• What the task requires:
Omit all images. Write out the rest of the material exactly.

• Data block:

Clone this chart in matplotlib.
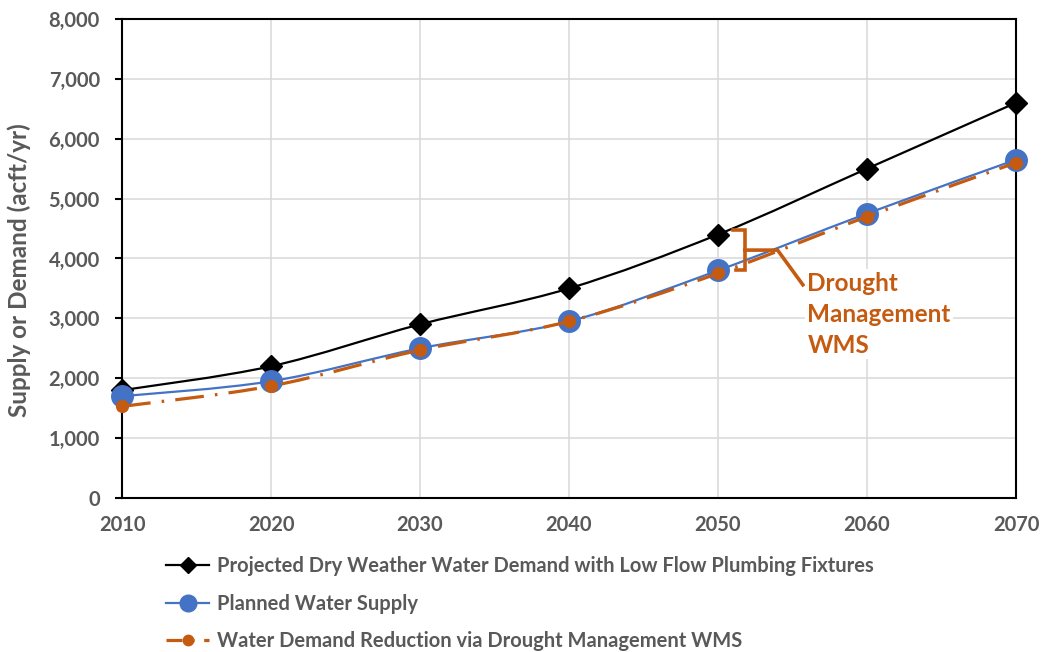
import numpy as np
import matplotlib
matplotlib.use('Agg')
from matplotlib import pyplot as plt
from matplotlib.path import Path
from matplotlib.patches import PathPatch
from matplotlib.lines import Line2D
from matplotlib.ticker import FuncFormatter

# values
years = [2010, 2020, 2030, 2040, 2050, 2060, 2070]
demand = [1800, 2200, 2900, 3500, 4400, 5500, 6600]
supply = [1700, 1950, 2500, 2950, 3800, 4750, 5650]
drought = [1530, 1870, 2470, 2950, 3750, 4700, 5600]

labels = ['Projected Dry Weather Water Demand with Low Flow Plumbing Fixtures',
          'Planned Water Supply',
          'Water Demand Reduction via Drought Management WMS']

GRAY = '#595959'
BLUE = '#4472C4'
ORANGE = '#C55A11'

plt.rcParams['font.family'] = ['Lato', 'DejaVu Sans']


def smooth_path(x, y):
    """excel-like smoothed line: catmull-rom segments as cubic beziers"""
    pts = np.column_stack([x, y]).astype(float)
    ext = np.vstack([pts[0], pts, pts[-1]])
    verts = [pts[0]]
    codes = [Path.MOVETO]
    for i in range(1, len(ext) - 2):
        p0, p1, p2, p3 = ext[i - 1], ext[i], ext[i + 1], ext[i + 2]
        verts += [p1 + (p2 - p0) / 6.0, p2 - (p3 - p1) / 6.0, p2]
        codes += [Path.CURVE4] * 3
    return Path(verts, codes)


def add_curve(ax, x, y, **kw):
    patch = PathPatch(smooth_path(x, y), fill=False, transform=ax.transData, **kw)
    ax.add_patch(patch)
    return patch


def main():
    fig = plt.figure(figsize=(10.42, 6.52), dpi=100)
    ax = fig.add_axes([0.1171, 0.2362, 0.8579, 0.7347])

    ax.set_xlim(2010, 2070)
    ax.set_ylim(0, 8000)
    ax.set_xticks(years)
    ax.set_yticks(np.arange(0, 8001, 1000))
    ax.yaxis.set_major_formatter(FuncFormatter(lambda v, p: f'{int(v):,}'))
    ax.grid(True, color='#d9d9d9', lw=1.1)
    ax.set_axisbelow(True)
    for s in ax.spines.values():
        s.set_color('black')
        s.set_linewidth(1.5)
    ax.tick_params(axis='x', length=0, pad=12, labelsize=14.5, labelcolor=GRAY)
    ax.tick_params(axis='y', length=5, width=1.5, pad=11, labelsize=14.5, labelcolor=GRAY)
    for t in ax.get_xticklabels() + ax.get_yticklabels():
        t.set_fontweight('bold')
    ax.set_ylabel('Supply or Demand (acft/yr)', fontsize=17.5, fontweight='bold',
                  color=GRAY)
    ax.yaxis.set_label_coords(-0.102, 0.475)

    # demand
    add_curve(ax, years, demand, edgecolor='black', lw=1.6, zorder=3)
    ax.plot(years, demand, ls='none', marker='D', ms=11.5, color='black', zorder=4,
            clip_on=False)
    # supply
    add_curve(ax, years, supply, edgecolor=BLUE, lw=1.6, zorder=3)
    ax.plot(years, supply, ls='none', marker='o', ms=15.5, color=BLUE, zorder=4,
            clip_on=False)
    # drought management
    add_curve(ax, years, drought, edgecolor=ORANGE, lw=2.3, zorder=5,
              linestyle=(0, (9, 3.5, 0.8, 3.5)))
    ax.plot(years, drought, ls='none', marker='o', ms=8.5, color=ORANGE, zorder=6,
            clip_on=False)

    # bracket annotation
    bx, btop, bbot, bmid = 2051.8, 4480, 3810, 4140
    ax.plot([2051.0, bx, bx, 2051.2], [btop, btop, bbot, bbot], color=ORANGE,
            lw=2.6, zorder=7, solid_joinstyle='miter')
    ax.plot([bx, 2054.0, 2055.7], [bmid, bmid, 3560], color=ORANGE, lw=2.6, zorder=7)
    ax.text(2056.0, 3780, 'Drought\nManagement\nWMS', color=ORANGE, fontsize=17.5,
            fontweight='bold', va='top', ha='left', linespacing=1.42, zorder=8,
            bbox=dict(facecolor='white', edgecolor='none', pad=2))

    handles = [
        Line2D([0], [0], color='black', lw=1.6, marker='D', ms=8),
        Line2D([0], [0], color=BLUE, lw=1.6, marker='o', ms=12),
        Line2D([0], [0], color=ORANGE, lw=2.3, marker='o', ms=7.5,
               linestyle=(0, (5, 3, 0.8, 3))),
    ]
    leg = fig.legend(handles=handles, labels=labels, loc='upper left',
                     bbox_to_anchor=(0.152, 0.159), frameon=False, fontsize=14.5,
                     handlelength=2.1, handletextpad=0.4, labelspacing=0.87,
                     borderaxespad=0)
    for t in leg.get_texts():
        t.set_color(GRAY)
        t.set_fontweight('bold')

    fig.savefig('out.png', dpi=100)


if __name__ == '__main__':
    main()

• The solution:
Clone this chart in matplotlib.
import numpy as np
import matplotlib
matplotlib.use('Agg')
from matplotlib import pyplot as plt
from matplotlib.path import Path
from matplotlib.patches import PathPatch
from matplotlib.lines import Line2D
from matplotlib.ticker import FuncFormatter

# values
years = [2010, 2020, 2030, 2040, 2050, 2060, 2070]
demand = [1800, 2200, 2900, 3500, 4400, 5500, 6600]
supply = [1700, 1950, 2500, 2950, 3800, 4750, 5650]
drought = [1530, 1870, 2470, 2950, 3750, 4700, 5600]

labels = ['Projected Dry Weather Water Demand with Low Flow Plumbing Fixtures',
          'Planned Water Supply',
          'Water Demand Reduction via Drought Management WMS']

GRAY = '#595959'
BLUE = '#4472C4'
ORANGE = '#C55A11'

plt.rcParams['font.family'] = ['Lato', 'DejaVu Sans']


def smooth_path(x, y):
    """excel-like smoothed line: catmull-rom segments as cubic beziers"""
    pts = np.column_stack([x, y]).astype(float)
    ext = np.vstack([pts[0], pts, pts[-1]])
    verts = [pts[0]]
    codes = [Path.MOVETO]
    for i in range(1, len(ext) - 2):
        p0, p1, p2, p3 = ext[i - 1], ext[i], ext[i + 1], ext[i + 2]
        verts += [p1 + (p2 - p0) / 6.0, p2 - (p3 - p1) / 6.0, p2]
        codes += [Path.CURVE4] * 3
    return Path(verts, codes)


def add_curve(ax, x, y, **kw):
    patch = PathPatch(smooth_path(x, y), fill=False, transform=ax.transData, **kw)
    ax.add_patch(patch)
    return patch


def main():
    fig = plt.figure(figsize=(10.42, 6.52), dpi=100)
    ax = fig.add_axes([0.1171, 0.2362, 0.8579, 0.7347])

    ax.set_xlim(2010, 2070)
    ax.set_ylim(0, 8000)
    ax.set_xticks(years)
    ax.set_yticks(np.arange(0, 8001, 1000))
    ax.yaxis.set_major_formatter(FuncFormatter(lambda v, p: f'{int(v):,}'))
    ax.grid(True, color='#d9d9d9', lw=1.1)
    ax.set_axisbelow(True)
    for s in ax.spines.values():
        s.set_color('black')
        s.set_linewidth(1.5)
    ax.tick_params(axis='x', length=0, pad=12, labelsize=14.5, labelcolor=GRAY)
    ax.tick_params(axis='y', length=5, width=1.5, pad=11, labelsize=14.5, labelcolor=GRAY)
    for t in ax.get_xticklabels() + ax.get_yticklabels():
        t.set_fontweight('bold')
    ax.set_ylabel('Supply or Demand (acft/yr)', fontsize=17.5, fontweight='bold',
                  color=GRAY)
    ax.yaxis.set_label_coords(-0.102, 0.475)

    # demand
    add_curve(ax, years, demand, edgecolor='black', lw=1.6, zorder=3)
    ax.plot(years, demand, ls='none', marker='D', ms=11.5, color='black', zorder=4,
            clip_on=False)
    # supply
    add_curve(ax, years, supply, edgecolor=BLUE, lw=1.6, zorder=3)
    ax.plot(years, supply, ls='none', marker='o', ms=15.5, color=BLUE, zorder=4,
            clip_on=False)
    # drought management
    add_curve(ax, years, drought, edgecolor=ORANGE, lw=2.3, zorder=5,
              linestyle=(0, (9, 3.5, 0.8, 3.5)))
    ax.plot(years, drought, ls='none', marker='o', ms=8.5, color=ORANGE, zorder=6,
            clip_on=False)

    # bracket annotation
    bx, btop, bbot, bmid = 2051.8, 4480, 3810, 4140
    ax.plot([2051.0, bx, bx, 2051.2], [btop, btop, bbot, bbot], color=ORANGE,
            lw=2.6, zorder=7, solid_joinstyle='miter')
    ax.plot([bx, 2054.0, 2055.7], [bmid, bmid, 3560], color=ORANGE, lw=2.6, zorder=7)
    ax.text(2056.0, 3780, 'Drought\nManagement\nWMS', color=ORANGE, fontsize=17.5,
            fontweight='bold', va='top', ha='left', linespacing=1.42, zorder=8,
            bbox=dict(facecolor='white', edgecolor='none', pad=2))

    handles = [
        Line2D([0], [0], color='black', lw=1.6, marker='D', ms=8),
        Line2D([0], [0], color=BLUE, lw=1.6, marker='o', ms=12),
        Line2D([0], [0], color=ORANGE, lw=2.3, marker='o', ms=7.5,
               linestyle=(0, (5, 3, 0.8, 3))),
    ]
    leg = fig.legend(handles=handles, labels=labels, loc='upper left',
                     bbox_to_anchor=(0.152, 0.159), frameon=False, fontsize=14.5,
                     handlelength=2.1, handletextpad=0.4, labelspacing=0.87,
                     borderaxespad=0)
    for t in leg.get_texts():
        t.set_color(GRAY)
        t.set_fontweight('bold')

    fig.savefig('out.png', dpi=100)


if __name__ == '__main__':
    main()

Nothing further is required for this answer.